* Start *
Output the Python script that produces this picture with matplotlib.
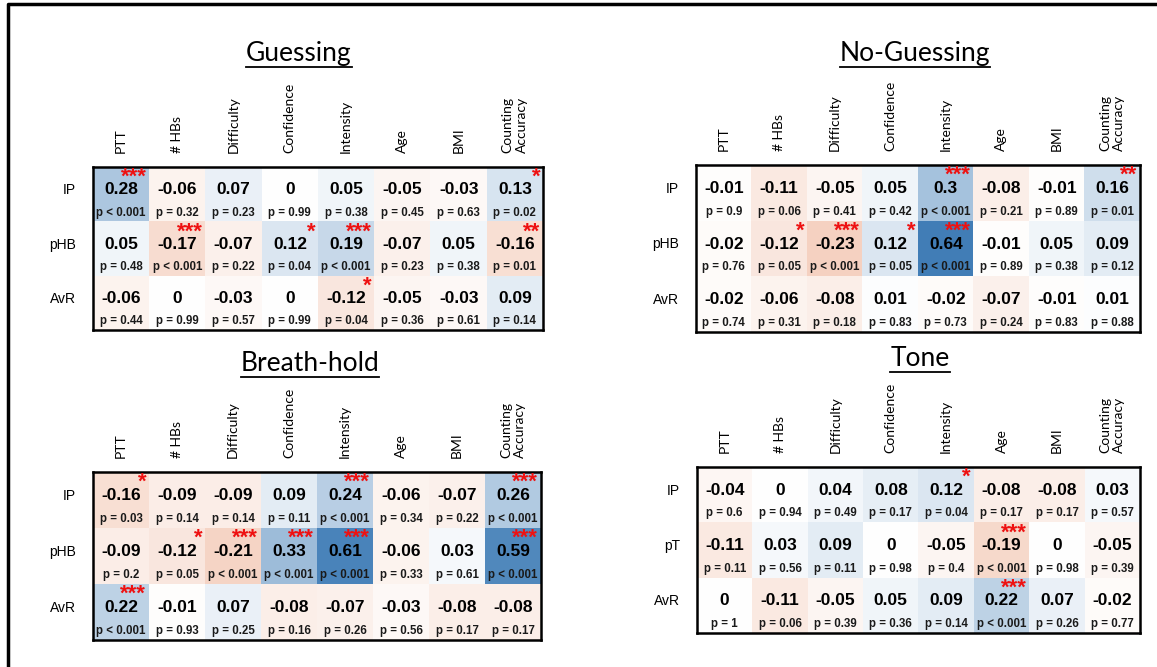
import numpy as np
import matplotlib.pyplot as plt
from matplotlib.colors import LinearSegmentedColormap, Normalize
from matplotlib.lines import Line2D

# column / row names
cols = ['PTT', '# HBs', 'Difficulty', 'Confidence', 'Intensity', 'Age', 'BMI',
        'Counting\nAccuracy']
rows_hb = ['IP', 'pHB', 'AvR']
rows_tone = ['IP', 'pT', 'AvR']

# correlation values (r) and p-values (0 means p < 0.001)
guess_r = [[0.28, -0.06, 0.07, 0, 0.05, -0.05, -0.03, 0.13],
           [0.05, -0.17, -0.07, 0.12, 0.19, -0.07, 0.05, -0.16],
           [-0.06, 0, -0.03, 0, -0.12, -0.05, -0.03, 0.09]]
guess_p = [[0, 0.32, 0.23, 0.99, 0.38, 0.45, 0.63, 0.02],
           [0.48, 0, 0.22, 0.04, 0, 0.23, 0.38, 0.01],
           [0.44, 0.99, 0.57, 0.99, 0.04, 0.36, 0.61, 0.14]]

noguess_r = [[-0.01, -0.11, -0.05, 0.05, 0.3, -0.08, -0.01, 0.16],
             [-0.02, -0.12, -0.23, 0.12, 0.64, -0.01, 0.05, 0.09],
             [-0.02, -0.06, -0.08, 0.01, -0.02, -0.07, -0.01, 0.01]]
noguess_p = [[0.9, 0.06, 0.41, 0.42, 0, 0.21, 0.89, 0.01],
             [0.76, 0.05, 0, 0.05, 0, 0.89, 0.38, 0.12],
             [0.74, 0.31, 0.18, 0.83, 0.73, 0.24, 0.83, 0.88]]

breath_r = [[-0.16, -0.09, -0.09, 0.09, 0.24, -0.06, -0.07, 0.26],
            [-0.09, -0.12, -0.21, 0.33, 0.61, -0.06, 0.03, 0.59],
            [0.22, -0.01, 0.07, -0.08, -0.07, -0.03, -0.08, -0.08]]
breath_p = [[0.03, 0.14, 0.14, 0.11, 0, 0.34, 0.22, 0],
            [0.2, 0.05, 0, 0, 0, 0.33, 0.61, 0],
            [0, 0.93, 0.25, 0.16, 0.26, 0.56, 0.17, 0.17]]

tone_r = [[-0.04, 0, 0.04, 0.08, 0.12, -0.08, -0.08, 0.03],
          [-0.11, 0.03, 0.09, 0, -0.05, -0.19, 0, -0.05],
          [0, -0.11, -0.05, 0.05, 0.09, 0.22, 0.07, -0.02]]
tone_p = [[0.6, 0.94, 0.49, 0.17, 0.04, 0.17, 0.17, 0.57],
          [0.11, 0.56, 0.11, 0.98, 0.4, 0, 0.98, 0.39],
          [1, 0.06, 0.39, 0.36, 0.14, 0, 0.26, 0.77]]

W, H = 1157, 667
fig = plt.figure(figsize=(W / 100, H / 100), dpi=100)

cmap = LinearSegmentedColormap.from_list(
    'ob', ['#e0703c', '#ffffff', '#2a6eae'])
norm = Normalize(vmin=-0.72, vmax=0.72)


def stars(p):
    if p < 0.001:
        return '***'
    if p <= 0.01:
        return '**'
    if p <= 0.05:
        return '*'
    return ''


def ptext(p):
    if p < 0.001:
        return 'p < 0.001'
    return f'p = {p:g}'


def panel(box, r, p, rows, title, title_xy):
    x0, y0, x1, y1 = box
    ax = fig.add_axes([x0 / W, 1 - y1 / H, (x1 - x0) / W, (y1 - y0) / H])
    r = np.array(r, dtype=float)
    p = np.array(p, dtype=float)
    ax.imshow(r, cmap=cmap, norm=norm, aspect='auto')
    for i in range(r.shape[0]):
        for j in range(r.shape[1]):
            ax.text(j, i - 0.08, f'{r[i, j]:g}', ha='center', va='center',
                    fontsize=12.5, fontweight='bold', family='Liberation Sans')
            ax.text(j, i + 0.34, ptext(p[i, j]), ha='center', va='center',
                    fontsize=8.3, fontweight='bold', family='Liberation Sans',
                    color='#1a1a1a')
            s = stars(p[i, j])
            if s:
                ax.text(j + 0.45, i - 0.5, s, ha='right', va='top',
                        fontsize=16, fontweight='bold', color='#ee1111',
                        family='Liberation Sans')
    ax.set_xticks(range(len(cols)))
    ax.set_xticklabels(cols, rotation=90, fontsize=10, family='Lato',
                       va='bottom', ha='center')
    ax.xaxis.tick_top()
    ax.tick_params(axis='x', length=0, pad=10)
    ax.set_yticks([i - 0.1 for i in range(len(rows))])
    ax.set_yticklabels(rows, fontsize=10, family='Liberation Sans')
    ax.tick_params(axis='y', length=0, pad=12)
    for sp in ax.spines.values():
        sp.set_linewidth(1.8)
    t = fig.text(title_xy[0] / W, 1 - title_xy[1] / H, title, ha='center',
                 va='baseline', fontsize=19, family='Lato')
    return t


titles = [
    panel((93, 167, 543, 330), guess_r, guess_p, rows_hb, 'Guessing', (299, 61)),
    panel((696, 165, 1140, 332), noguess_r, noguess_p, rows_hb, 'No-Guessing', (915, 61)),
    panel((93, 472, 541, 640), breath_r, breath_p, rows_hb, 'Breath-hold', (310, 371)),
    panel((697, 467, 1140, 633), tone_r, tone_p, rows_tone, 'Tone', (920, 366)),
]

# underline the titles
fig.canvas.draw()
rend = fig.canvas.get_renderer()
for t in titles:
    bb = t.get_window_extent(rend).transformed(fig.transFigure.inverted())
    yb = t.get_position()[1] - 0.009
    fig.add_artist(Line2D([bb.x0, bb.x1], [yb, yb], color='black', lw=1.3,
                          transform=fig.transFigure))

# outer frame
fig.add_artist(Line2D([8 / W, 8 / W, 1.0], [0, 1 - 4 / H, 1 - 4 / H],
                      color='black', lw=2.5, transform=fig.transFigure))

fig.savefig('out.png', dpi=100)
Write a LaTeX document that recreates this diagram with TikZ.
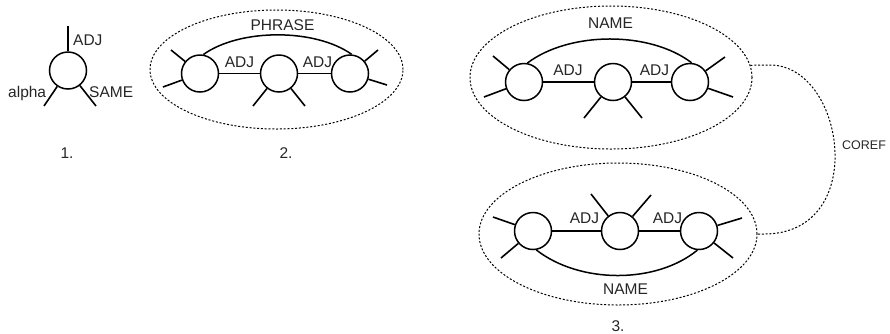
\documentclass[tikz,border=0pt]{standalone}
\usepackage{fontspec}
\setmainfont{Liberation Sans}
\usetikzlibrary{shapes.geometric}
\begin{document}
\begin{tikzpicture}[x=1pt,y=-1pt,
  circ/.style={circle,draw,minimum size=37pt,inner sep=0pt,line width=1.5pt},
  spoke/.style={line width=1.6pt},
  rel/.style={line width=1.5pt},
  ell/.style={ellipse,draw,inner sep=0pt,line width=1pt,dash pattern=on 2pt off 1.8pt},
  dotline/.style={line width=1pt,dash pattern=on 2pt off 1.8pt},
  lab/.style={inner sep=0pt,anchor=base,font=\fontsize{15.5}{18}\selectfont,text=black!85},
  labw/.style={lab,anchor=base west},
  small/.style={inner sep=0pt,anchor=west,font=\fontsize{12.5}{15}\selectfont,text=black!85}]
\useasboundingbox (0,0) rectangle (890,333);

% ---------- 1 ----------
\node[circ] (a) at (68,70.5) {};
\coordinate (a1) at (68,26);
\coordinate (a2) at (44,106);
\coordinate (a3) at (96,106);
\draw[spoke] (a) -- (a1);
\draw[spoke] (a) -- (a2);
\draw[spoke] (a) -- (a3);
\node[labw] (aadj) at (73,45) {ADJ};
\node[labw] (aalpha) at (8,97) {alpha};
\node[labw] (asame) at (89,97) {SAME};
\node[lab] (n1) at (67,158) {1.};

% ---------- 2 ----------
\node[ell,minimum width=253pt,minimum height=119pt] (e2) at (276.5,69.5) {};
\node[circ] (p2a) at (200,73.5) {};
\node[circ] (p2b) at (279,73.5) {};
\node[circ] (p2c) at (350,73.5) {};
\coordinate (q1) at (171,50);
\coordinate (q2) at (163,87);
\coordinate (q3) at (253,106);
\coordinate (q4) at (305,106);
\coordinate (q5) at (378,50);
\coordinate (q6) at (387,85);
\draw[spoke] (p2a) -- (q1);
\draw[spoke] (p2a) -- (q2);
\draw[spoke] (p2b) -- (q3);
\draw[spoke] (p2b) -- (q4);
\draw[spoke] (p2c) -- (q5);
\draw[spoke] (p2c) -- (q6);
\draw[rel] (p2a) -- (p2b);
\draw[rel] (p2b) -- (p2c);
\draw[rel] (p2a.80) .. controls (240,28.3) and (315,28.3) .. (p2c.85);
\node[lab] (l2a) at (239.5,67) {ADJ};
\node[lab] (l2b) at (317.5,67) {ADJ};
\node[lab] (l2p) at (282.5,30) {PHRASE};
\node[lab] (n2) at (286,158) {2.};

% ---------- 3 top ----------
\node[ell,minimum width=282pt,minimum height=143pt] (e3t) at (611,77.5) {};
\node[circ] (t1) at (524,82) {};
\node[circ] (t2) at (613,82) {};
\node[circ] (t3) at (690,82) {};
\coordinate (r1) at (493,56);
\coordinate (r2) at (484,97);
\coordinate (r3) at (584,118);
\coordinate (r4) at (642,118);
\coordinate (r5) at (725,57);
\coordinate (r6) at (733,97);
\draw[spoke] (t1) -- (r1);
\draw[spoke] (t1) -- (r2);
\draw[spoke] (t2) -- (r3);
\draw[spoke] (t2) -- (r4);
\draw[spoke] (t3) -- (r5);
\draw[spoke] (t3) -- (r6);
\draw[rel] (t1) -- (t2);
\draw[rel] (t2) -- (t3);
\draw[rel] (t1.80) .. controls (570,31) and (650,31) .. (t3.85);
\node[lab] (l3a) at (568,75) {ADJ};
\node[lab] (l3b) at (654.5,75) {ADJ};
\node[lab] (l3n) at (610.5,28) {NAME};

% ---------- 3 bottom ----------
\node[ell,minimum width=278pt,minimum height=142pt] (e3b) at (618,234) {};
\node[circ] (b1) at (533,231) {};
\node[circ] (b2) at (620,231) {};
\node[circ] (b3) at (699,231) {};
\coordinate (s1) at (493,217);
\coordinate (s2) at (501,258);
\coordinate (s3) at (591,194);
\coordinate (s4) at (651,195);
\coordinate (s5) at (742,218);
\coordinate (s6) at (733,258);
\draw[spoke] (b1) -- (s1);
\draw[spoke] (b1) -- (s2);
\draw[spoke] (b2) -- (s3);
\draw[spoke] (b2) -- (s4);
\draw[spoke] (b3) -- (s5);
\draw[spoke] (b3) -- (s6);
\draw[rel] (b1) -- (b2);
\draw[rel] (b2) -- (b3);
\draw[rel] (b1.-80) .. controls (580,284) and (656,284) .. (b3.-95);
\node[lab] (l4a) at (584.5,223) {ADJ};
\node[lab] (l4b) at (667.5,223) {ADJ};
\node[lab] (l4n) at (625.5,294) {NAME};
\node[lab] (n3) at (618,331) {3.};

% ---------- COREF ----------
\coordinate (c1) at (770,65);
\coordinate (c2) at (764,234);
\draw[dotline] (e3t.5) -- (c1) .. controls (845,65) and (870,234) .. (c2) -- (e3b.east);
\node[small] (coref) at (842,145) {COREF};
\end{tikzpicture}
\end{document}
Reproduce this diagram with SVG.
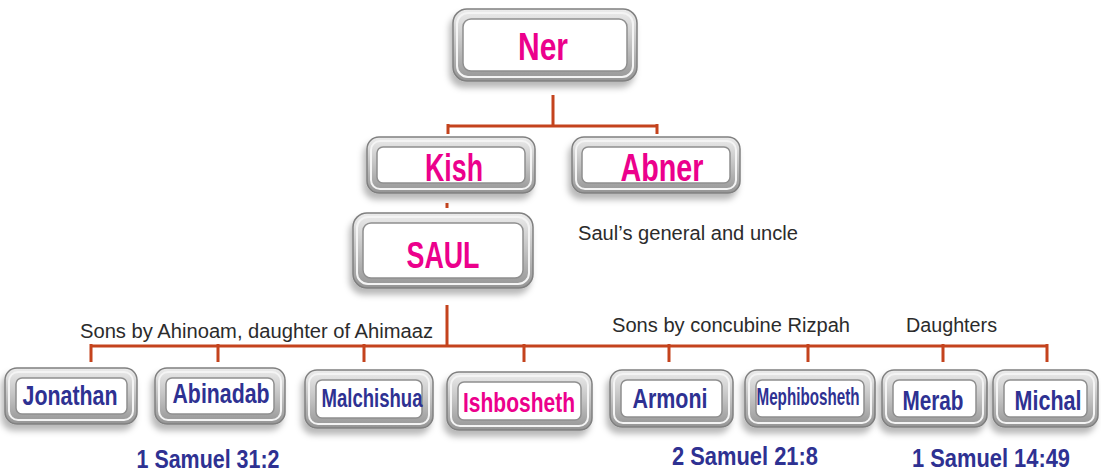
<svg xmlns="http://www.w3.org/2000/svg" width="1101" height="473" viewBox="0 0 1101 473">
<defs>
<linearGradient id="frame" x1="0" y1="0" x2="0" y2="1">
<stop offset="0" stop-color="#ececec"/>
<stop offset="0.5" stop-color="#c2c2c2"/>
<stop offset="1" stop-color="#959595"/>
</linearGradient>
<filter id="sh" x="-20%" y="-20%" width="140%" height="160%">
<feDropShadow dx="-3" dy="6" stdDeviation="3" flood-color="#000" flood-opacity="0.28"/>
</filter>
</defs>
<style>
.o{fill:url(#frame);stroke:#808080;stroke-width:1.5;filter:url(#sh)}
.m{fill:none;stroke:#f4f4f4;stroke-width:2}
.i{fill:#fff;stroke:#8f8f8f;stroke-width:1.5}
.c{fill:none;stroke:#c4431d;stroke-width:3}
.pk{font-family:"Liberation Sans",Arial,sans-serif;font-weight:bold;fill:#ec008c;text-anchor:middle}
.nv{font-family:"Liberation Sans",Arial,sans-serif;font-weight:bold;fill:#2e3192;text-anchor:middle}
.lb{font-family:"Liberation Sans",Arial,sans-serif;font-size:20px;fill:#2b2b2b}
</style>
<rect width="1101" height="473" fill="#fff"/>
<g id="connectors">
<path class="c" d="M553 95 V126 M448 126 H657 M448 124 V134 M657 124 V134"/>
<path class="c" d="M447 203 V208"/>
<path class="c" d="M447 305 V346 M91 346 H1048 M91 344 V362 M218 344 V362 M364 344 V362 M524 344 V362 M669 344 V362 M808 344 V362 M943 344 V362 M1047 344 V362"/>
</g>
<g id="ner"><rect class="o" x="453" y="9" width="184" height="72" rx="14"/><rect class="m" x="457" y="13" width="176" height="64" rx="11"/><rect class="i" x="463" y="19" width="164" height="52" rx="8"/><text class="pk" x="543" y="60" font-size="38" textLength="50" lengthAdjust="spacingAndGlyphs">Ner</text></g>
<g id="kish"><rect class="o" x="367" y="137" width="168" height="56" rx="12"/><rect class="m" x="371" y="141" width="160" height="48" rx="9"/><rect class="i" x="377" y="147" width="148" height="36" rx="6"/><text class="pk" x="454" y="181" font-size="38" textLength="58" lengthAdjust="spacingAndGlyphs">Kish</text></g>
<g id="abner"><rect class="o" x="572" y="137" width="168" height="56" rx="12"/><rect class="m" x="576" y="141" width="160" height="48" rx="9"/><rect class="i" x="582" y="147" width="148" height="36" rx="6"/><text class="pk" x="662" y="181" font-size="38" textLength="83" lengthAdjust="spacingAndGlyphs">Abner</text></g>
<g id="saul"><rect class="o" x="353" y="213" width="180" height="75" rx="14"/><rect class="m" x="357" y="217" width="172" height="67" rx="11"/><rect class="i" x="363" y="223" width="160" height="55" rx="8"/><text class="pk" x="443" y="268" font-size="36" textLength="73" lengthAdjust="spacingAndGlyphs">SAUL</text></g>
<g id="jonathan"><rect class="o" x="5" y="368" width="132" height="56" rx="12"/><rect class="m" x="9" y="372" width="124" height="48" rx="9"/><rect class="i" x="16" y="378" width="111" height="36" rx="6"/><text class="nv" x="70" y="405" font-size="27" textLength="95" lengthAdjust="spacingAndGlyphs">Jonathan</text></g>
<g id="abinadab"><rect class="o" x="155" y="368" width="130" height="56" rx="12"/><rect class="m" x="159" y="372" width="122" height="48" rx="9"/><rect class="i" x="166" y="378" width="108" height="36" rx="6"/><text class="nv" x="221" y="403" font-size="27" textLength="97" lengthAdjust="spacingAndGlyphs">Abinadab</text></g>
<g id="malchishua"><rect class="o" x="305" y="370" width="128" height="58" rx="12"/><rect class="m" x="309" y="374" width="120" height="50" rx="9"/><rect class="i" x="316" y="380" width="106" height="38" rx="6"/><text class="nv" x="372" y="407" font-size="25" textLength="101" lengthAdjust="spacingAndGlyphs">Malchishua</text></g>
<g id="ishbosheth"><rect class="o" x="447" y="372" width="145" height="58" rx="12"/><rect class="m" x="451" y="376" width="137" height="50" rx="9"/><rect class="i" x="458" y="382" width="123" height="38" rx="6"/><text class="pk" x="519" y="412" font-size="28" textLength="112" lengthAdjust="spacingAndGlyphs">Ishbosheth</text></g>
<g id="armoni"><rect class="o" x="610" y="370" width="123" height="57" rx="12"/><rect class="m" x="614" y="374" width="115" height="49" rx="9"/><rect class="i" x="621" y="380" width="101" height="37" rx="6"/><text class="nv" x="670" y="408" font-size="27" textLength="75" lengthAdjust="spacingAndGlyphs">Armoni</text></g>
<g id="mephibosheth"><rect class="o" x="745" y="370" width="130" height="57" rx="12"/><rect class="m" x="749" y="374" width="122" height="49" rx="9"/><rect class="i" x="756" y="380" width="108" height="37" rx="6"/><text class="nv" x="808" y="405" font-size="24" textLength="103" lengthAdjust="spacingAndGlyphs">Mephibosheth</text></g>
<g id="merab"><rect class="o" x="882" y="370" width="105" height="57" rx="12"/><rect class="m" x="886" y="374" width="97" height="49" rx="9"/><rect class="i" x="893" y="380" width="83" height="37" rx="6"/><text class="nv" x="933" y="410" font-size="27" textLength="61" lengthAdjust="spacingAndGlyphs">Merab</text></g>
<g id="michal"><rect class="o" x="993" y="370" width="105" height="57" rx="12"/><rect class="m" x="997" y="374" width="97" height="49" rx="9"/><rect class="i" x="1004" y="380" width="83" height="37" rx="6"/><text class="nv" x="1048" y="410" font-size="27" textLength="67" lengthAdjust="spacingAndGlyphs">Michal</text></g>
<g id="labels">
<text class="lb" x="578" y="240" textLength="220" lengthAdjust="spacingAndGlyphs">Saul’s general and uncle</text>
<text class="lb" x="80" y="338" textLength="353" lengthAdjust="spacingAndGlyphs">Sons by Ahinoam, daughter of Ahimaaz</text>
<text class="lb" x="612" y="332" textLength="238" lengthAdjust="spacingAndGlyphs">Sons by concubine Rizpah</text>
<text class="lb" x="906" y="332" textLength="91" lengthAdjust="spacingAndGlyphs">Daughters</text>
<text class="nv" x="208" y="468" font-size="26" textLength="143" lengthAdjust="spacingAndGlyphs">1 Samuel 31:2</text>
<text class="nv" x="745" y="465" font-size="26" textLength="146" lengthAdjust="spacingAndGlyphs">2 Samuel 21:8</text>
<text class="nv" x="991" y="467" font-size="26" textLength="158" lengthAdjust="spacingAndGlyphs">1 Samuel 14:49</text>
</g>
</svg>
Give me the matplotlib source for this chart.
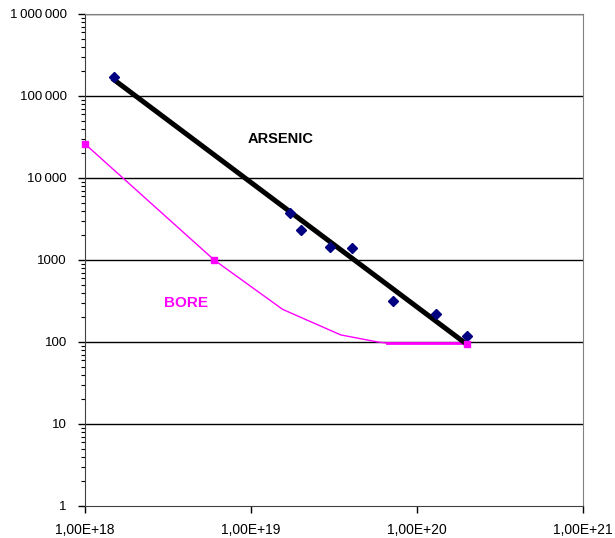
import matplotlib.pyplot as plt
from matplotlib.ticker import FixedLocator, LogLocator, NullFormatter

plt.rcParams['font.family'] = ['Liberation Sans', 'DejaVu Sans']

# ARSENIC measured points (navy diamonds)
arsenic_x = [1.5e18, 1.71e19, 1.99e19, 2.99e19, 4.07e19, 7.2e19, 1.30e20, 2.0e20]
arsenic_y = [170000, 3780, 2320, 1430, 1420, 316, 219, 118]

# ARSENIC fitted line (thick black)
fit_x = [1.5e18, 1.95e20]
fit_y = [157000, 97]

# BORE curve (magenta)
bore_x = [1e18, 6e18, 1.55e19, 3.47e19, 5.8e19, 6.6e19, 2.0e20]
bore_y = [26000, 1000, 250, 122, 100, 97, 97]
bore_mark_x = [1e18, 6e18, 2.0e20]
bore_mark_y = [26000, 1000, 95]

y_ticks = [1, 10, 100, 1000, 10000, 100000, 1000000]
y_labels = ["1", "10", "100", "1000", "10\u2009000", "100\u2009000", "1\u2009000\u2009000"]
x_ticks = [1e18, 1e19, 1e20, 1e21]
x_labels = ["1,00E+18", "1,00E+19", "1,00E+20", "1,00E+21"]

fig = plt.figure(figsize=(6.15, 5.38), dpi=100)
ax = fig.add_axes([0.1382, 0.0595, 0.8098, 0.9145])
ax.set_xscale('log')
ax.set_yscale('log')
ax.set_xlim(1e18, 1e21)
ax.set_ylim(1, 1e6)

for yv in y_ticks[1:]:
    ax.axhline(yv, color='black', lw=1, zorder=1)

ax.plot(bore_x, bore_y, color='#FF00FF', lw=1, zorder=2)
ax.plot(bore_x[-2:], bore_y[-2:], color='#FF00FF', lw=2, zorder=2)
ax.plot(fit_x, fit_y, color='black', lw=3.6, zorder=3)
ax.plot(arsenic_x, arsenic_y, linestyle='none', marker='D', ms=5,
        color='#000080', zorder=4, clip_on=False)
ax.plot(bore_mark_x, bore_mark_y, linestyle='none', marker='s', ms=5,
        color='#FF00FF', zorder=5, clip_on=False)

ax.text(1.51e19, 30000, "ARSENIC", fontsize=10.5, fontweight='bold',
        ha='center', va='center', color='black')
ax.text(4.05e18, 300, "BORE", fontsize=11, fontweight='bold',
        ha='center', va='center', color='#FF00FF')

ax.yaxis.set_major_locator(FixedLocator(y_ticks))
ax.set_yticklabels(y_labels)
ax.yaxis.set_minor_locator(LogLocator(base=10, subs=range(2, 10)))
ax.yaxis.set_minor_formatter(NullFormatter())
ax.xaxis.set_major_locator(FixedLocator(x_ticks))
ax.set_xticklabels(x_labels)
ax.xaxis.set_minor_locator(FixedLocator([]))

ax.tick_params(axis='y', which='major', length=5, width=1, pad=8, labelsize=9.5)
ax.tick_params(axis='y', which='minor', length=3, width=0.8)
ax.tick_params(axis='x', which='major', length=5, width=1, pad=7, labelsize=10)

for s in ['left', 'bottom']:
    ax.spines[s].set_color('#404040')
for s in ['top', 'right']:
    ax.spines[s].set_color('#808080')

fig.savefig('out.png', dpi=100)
* End *
### THE TASK
Your job is to reproduce the lines from the one with "Give me the matplotlib source for this chart." through the one with "fit_y = [157000, 97]", both kept, exactly as they are. Leave out the pictures.

### FULL OUTPUT
Give me the matplotlib source for this chart.
import matplotlib.pyplot as plt
from matplotlib.ticker import FixedLocator, LogLocator, NullFormatter

plt.rcParams['font.family'] = ['Liberation Sans', 'DejaVu Sans']

# ARSENIC measured points (navy diamonds)
arsenic_x = [1.5e18, 1.71e19, 1.99e19, 2.99e19, 4.07e19, 7.2e19, 1.30e20, 2.0e20]
arsenic_y = [170000, 3780, 2320, 1430, 1420, 316, 219, 118]

# ARSENIC fitted line (thick black)
fit_x = [1.5e18, 1.95e20]
fit_y = [157000, 97]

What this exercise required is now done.